>> Start Data provided

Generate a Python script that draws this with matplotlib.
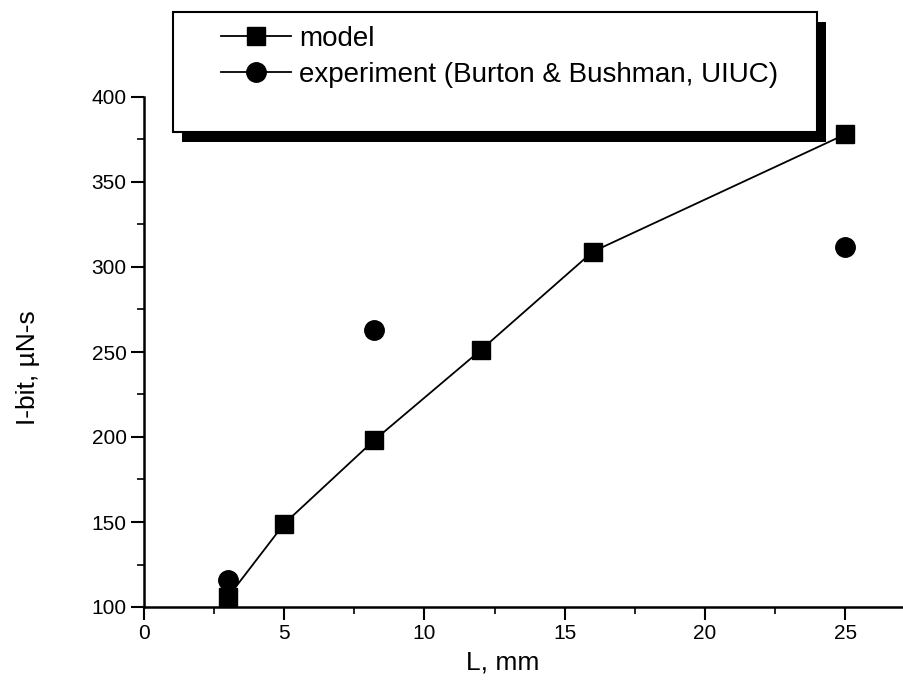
import matplotlib
matplotlib.use('Agg')
import matplotlib.pyplot as plt
from matplotlib.patches import Rectangle
from matplotlib.lines import Line2D
from matplotlib.ticker import MultipleLocator

plt.rcParams['font.family'] = ['Liberation Sans', 'DejaVu Sans']

# impulse bit vs electrode length
L_model = [3, 5, 8.2, 12, 16, 25]
ibit_model = [106, 149, 198, 251, 309, 378]

L_exp = [3, 8.2, 25]
ibit_exp = [116, 263, 312]

labels = ['model', 'experiment (Burton & Bushman, UIUC)']

W, H = 904, 695
fig = plt.figure(figsize=(W / 100, H / 100), dpi=100)
ax = fig.add_axes([144 / W, 88 / H, 760 / W, 510 / H])

ax.plot(L_model, ibit_model, color='black', lw=1.3, marker='s', ms=13,
        mec='black', mfc='black', zorder=3, clip_on=False)
ax.plot(L_exp, ibit_exp, ls='none', marker='o', ms=14,
        mec='black', mfc='black', zorder=4, clip_on=False)

ax.set_xlim(0, 27.1)
ax.set_ylim(100, 400)
ax.xaxis.set_major_locator(MultipleLocator(5))
ax.xaxis.set_minor_locator(MultipleLocator(2.5))
ax.yaxis.set_major_locator(MultipleLocator(50))
ax.yaxis.set_minor_locator(MultipleLocator(25))

for s in ('top', 'right'):
    ax.spines[s].set_visible(False)
for s in ('left', 'bottom'):
    ax.spines[s].set_linewidth(1.8)

ax.tick_params(which='major', direction='out', length=9.5, width=1.5,
               labelsize=15, pad=3)
ax.tick_params(which='minor', direction='out', length=5, width=1.2)

ax.set_xlabel('L, mm', fontsize=19)
ax.set_ylabel('I-bit, µN-s', fontsize=19)
ax.xaxis.set_label_coords(0.472, -0.085)
ax.yaxis.set_label_coords(-0.137, 0.47)

# legend frame with heavy drop shadow
bx0, by0, bx1, by1 = 173, 12, 817, 132
fig.patches.append(Rectangle(((bx0 + 9) / W, 1 - (by1 + 10) / H),
                             (bx1 - bx0) / W, (by1 - by0) / H,
                             transform=fig.transFigure, fc='black', ec='none',
                             zorder=5))
fig.patches.append(Rectangle((bx0 / W, 1 - by1 / H),
                             (bx1 - bx0) / W, (by1 - by0) / H,
                             transform=fig.transFigure, fc='white', ec='black',
                             lw=1.5, zorder=6))

handles = [Line2D([], [], color='black', lw=1.3, marker='s', ms=13),
           Line2D([], [], color='black', lw=1.3, marker='o', ms=14)]
leg = fig.legend(handles, labels, loc='upper left',
                 bbox_to_anchor=(210 / W, 1 - 15 / H),
                 bbox_transform=fig.transFigure, frameon=False, fontsize=20,
                 handlelength=2.5, handletextpad=0.3, labelspacing=0.35,
                 borderaxespad=0)
leg.set_zorder(7)

fig.savefig('out.png', dpi=100)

>> End Data provided

Write out each line again precisely as it appears, skipping every picture.

◆ Written response ◆
Generate a Python script that draws this with matplotlib.
import matplotlib
matplotlib.use('Agg')
import matplotlib.pyplot as plt
from matplotlib.patches import Rectangle
from matplotlib.lines import Line2D
from matplotlib.ticker import MultipleLocator

plt.rcParams['font.family'] = ['Liberation Sans', 'DejaVu Sans']

# impulse bit vs electrode length
L_model = [3, 5, 8.2, 12, 16, 25]
ibit_model = [106, 149, 198, 251, 309, 378]

L_exp = [3, 8.2, 25]
ibit_exp = [116, 263, 312]

labels = ['model', 'experiment (Burton & Bushman, UIUC)']

W, H = 904, 695
fig = plt.figure(figsize=(W / 100, H / 100), dpi=100)
ax = fig.add_axes([144 / W, 88 / H, 760 / W, 510 / H])

ax.plot(L_model, ibit_model, color='black', lw=1.3, marker='s', ms=13,
        mec='black', mfc='black', zorder=3, clip_on=False)
ax.plot(L_exp, ibit_exp, ls='none', marker='o', ms=14,
        mec='black', mfc='black', zorder=4, clip_on=False)

ax.set_xlim(0, 27.1)
ax.set_ylim(100, 400)
ax.xaxis.set_major_locator(MultipleLocator(5))
ax.xaxis.set_minor_locator(MultipleLocator(2.5))
ax.yaxis.set_major_locator(MultipleLocator(50))
ax.yaxis.set_minor_locator(MultipleLocator(25))

for s in ('top', 'right'):
    ax.spines[s].set_visible(False)
for s in ('left', 'bottom'):
    ax.spines[s].set_linewidth(1.8)

ax.tick_params(which='major', direction='out', length=9.5, width=1.5,
               labelsize=15, pad=3)
ax.tick_params(which='minor', direction='out', length=5, width=1.2)

ax.set_xlabel('L, mm', fontsize=19)
ax.set_ylabel('I-bit, µN-s', fontsize=19)
ax.xaxis.set_label_coords(0.472, -0.085)
ax.yaxis.set_label_coords(-0.137, 0.47)

# legend frame with heavy drop shadow
bx0, by0, bx1, by1 = 173, 12, 817, 132
fig.patches.append(Rectangle(((bx0 + 9) / W, 1 - (by1 + 10) / H),
                             (bx1 - bx0) / W, (by1 - by0) / H,
                             transform=fig.transFigure, fc='black', ec='none',
                             zorder=5))
fig.patches.append(Rectangle((bx0 / W, 1 - by1 / H),
                             (bx1 - bx0) / W, (by1 - by0) / H,
                             transform=fig.transFigure, fc='white', ec='black',
                             lw=1.5, zorder=6))

handles = [Line2D([], [], color='black', lw=1.3, marker='s', ms=13),
           Line2D([], [], color='black', lw=1.3, marker='o', ms=14)]
leg = fig.legend(handles, labels, loc='upper left',
                 bbox_to_anchor=(210 / W, 1 - 15 / H),
                 bbox_transform=fig.transFigure, frameon=False, fontsize=20,
                 handlelength=2.5, handletextpad=0.3, labelspacing=0.35,
                 borderaxespad=0)
leg.set_zorder(7)

fig.savefig('out.png', dpi=100)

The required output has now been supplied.